**DATA PROVIDED:**
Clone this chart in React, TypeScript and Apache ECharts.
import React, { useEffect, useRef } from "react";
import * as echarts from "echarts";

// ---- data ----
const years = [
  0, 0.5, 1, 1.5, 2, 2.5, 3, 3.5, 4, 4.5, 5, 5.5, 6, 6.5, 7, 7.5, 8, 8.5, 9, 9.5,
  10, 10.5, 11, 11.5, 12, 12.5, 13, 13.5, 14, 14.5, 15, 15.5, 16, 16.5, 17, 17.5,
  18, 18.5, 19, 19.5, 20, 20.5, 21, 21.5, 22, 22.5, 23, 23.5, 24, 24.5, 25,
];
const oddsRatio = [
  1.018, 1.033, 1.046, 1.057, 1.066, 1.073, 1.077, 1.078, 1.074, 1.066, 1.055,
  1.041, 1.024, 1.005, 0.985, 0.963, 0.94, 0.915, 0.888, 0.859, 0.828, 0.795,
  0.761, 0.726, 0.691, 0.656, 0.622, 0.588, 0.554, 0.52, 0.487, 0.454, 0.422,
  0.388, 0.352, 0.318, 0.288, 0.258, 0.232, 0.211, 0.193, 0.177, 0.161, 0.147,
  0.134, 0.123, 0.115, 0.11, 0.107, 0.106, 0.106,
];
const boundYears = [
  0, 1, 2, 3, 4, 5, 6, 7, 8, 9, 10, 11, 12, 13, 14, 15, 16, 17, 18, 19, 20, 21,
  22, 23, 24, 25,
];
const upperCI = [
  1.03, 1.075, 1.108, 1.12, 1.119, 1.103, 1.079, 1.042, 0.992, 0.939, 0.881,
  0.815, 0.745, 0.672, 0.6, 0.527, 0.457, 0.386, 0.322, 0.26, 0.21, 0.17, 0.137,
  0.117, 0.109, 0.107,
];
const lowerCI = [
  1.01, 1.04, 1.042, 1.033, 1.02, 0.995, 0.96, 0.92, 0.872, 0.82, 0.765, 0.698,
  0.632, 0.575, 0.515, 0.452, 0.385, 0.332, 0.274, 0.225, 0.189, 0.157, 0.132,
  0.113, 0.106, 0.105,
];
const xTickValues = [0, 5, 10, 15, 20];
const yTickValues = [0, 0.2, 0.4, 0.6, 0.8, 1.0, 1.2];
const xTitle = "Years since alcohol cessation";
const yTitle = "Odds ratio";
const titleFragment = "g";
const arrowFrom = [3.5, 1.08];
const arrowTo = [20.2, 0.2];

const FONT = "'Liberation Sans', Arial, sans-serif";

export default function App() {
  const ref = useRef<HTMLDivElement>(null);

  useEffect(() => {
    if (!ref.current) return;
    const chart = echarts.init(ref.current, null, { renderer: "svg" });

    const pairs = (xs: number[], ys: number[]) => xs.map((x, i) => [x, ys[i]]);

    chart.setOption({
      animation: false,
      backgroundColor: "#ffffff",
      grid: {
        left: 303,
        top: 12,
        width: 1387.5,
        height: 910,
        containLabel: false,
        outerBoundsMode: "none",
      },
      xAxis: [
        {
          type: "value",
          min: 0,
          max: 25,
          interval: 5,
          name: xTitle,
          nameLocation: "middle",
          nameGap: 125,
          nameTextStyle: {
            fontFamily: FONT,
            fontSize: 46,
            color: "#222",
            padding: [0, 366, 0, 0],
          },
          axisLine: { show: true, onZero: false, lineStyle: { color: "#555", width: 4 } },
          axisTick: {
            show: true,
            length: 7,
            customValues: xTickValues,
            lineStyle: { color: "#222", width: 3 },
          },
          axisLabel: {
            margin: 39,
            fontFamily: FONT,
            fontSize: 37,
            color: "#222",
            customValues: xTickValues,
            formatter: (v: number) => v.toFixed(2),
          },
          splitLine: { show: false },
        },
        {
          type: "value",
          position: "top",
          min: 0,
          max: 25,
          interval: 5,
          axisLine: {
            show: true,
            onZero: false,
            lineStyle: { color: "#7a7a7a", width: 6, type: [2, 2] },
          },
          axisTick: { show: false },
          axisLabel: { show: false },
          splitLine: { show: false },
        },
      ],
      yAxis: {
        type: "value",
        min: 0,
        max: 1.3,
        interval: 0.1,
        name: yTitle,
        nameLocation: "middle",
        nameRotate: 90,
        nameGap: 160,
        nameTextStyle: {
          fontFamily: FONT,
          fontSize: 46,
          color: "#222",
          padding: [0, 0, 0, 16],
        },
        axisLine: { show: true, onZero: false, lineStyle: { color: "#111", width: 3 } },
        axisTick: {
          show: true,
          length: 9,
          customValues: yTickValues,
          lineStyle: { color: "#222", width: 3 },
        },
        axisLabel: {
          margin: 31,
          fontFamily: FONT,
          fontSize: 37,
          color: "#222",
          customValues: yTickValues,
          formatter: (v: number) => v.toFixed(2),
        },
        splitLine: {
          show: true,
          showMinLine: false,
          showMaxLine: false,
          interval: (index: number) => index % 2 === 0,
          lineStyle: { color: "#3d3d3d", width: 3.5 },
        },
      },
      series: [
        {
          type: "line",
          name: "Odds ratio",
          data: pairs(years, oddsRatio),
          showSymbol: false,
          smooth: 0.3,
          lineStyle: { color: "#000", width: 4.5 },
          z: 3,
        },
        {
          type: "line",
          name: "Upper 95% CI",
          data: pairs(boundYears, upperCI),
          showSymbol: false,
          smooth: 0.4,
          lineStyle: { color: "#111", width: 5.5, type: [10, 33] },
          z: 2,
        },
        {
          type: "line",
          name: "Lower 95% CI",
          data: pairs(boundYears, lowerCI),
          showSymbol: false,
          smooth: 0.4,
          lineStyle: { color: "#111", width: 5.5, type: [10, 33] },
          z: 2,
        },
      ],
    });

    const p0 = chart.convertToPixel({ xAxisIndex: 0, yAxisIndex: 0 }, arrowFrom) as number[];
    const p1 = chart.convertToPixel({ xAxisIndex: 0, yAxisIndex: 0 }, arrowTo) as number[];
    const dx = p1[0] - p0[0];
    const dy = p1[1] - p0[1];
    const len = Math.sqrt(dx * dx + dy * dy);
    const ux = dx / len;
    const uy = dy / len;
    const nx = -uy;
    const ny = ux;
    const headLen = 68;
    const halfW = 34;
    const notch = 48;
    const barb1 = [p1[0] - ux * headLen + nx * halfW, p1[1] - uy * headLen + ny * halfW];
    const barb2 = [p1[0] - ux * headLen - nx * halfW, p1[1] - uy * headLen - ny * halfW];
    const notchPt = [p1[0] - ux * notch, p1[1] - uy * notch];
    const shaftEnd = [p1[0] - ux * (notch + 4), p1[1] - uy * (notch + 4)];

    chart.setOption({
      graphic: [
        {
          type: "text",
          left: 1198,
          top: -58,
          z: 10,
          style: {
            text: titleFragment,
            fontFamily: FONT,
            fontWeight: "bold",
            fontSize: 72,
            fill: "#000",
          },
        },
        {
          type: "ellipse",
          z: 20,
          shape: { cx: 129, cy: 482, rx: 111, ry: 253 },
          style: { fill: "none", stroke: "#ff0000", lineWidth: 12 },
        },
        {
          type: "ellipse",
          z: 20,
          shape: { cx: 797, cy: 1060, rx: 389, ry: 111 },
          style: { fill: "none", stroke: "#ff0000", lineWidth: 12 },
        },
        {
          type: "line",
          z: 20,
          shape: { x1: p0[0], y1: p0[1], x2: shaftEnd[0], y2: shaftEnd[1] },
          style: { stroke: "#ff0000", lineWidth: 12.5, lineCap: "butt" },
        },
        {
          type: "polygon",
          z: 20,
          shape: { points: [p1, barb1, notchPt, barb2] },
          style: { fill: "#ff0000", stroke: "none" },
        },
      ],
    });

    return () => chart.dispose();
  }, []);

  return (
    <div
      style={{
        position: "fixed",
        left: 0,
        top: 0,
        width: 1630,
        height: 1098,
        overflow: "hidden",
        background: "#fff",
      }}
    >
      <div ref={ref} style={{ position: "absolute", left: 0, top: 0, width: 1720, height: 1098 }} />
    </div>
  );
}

**OBJECTIVE:**
Return exactly the leading lines of the listing, stopping after the line in which "import * as" occurs.

**SOLUTION TO THE EXERCISE:**
Clone this chart in React, TypeScript and Apache ECharts.
import React, { useEffect, useRef } from "react";
import * as echarts from "echarts";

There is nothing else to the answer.